S&P Dow Jones Indices said on Thursday it would remove Chinese companies including Hikvision from its products, becoming the latest index provider to do so following a Trump administration order restricting purchases of their shares.

S&P DJI said it would remove A-shares, H-shares and ADRs of 10 companies including Hikvision and Semiconductor Manufacturing International Corp from all equity indices prior to the market open on December 21.

The company said it will also remove 11 securities issued by Chinese companies from its fixed income indices before January 1.

Hikvision and SMIC did not immediately respond to a request for comment.

"The order ... may impact the ability of market participants to replicate S&P DJI Equity and Fixed Income indexes containing securities affected by the order," S&P DJI said in a statement.

Kiyoshi Ishigane, chief fund manager at Mitsubishi UFJ Kokusai Asset Management in Tokyo, said that funds following the S&P indices "will have to sell. This goes beyond the routine annual changes to names on the index."

"Once the passive funds start selling, the active funds will be inclined to do the same."

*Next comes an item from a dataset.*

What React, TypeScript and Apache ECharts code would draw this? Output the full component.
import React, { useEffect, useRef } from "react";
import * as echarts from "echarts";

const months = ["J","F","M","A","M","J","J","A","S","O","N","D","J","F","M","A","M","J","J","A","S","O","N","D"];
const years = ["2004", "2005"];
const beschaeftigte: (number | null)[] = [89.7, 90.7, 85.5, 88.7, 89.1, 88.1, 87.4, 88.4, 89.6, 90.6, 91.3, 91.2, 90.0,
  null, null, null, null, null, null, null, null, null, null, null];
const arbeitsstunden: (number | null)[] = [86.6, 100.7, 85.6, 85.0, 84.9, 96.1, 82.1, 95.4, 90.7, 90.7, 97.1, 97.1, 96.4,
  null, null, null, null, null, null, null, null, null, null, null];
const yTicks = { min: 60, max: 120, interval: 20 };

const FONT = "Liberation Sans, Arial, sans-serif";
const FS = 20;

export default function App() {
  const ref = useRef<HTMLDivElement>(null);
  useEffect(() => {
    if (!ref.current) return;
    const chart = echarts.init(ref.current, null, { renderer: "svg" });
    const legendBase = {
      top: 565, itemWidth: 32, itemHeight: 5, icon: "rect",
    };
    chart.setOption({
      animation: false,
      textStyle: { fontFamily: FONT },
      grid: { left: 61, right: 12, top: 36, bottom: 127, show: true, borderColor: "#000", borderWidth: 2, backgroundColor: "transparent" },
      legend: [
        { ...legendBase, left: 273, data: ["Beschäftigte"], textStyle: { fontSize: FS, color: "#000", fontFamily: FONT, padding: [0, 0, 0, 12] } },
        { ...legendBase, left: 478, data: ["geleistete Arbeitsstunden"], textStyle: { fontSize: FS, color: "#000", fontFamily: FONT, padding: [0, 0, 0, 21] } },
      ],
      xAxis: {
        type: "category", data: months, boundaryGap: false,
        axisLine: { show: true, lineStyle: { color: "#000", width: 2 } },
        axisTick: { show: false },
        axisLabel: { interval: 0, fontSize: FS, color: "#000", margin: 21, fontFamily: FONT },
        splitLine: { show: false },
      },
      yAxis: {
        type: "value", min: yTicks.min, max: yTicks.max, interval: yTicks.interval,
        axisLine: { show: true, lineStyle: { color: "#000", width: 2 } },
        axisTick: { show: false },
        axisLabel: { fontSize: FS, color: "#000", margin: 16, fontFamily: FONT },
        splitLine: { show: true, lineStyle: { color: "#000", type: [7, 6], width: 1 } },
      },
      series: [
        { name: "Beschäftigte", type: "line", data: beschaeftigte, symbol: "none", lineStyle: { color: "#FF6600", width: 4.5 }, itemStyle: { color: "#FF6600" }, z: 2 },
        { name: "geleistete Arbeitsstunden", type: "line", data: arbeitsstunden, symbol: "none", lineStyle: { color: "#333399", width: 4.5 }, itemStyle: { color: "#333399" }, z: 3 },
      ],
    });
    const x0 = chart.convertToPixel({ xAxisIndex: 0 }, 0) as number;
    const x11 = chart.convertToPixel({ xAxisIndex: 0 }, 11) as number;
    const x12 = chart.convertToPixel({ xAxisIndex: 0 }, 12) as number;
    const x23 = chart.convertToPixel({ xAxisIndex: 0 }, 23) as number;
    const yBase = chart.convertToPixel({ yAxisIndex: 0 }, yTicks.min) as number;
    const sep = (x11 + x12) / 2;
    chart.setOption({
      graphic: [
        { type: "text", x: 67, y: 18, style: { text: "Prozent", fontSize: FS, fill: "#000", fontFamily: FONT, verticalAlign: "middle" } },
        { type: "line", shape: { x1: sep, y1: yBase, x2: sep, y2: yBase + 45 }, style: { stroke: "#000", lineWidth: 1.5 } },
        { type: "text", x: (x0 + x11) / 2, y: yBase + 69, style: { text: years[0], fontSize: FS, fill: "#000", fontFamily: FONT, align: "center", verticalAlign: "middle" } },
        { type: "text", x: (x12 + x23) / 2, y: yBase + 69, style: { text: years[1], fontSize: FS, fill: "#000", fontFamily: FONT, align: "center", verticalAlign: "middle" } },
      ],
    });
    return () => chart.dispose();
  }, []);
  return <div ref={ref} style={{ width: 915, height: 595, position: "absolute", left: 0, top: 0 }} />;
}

S&P DJI's move comes after index provider FTSE Russell said last week that it would remove eight Chinese firms from its products to comply with the US executive order, which barred U.S. investors from buying securities of blacklisted firms starting in November 2021.

The company said it had acted on feedback from index subscribers and other stakeholders.

The executive order, unveiled in November and first reported by Reuters, is designed to deter US investment firms, pension funds and others from buying shares of Chinese companies designated by the Defense Department as backed by the Chinese military.

Hikvision previously said that the U.S. order's decision to pursue it was "groundless".

Hikvision shares in Shenzhen gained more than 4% in early afternoon trade on Thursday after the S&P DJI announcement. SMIC's Shanghai shares rose 1.01% and its H-shares fell 0.45% in Hong Kong.